Never be late for an interview (this means you should plan to be early). The best time to arrive for an interview is actually five to ten minutes before the scheduled time. To ensure you make it your interview on time, don’t be afraid to drive the route a day or two beforehand. Make sure you know how to get there, what floor the company is located on, and exactly how many minutes it takes to drive there. To account for traffic patterns, it’s always best to do this test drive around the same time you will be making the real drive on the day of the interview. If you are feeling particularly nervous, give yourself even a few more minutes so you can hit the restroom, check your hair one last time, and calm your nerves.

During your interview, it’s important you remain calm. Body language is exceedingly important during an interview. To appear confident, give a firm handshake, maintain eye contact while answering questions, and sit up straight. Actively listen, nod occasionally, and avoid cutting off the interviewer. If you need a minute to formulate your thoughts, that’s fine. Remember, a slight pause sounds more thoughtful than a series of “umm’s” and “uhhh’s.” For additional help with body language, follow this link.

A great tip is to always follow up your interview with a thank-you email. Not only are they a considerate thing to do, they also keep you fresh in the interviewer’s mind. Reiterate your interest in the position, thank your interviewer for their time, and include any details you may have forgotten during the actual interview. If you interview with multiple people, send each person an individual note. Thank-you emails should be sent within 24 hours of the interview.

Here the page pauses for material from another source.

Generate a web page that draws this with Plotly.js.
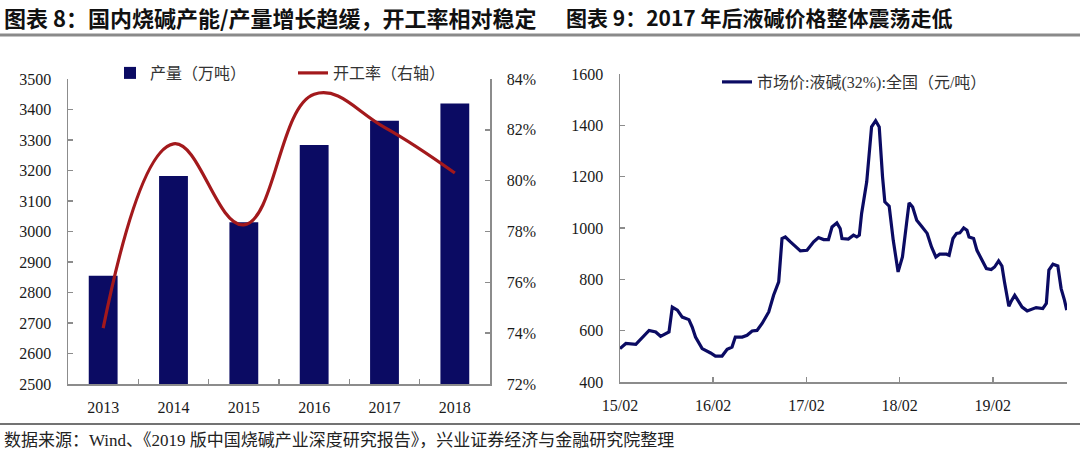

Ultimately, the key to acing any interview is to stay positive, project confidence, and be able to succinctly share examples of your workplace expertise. The better you prepare, the better your interview will go. Focus on staying stress-free and you’ll pass the interview test with flying colors. Strive to make a personal connection and always be courteous. Even if the interviewer informs you on the spot that you did not get the job, send a thank-you note. Thank them for their time and let them know you are still interested in working for the company if any other positions open up in the future. Your kindness and persistence in a moment of failure may just land you an even better job later on.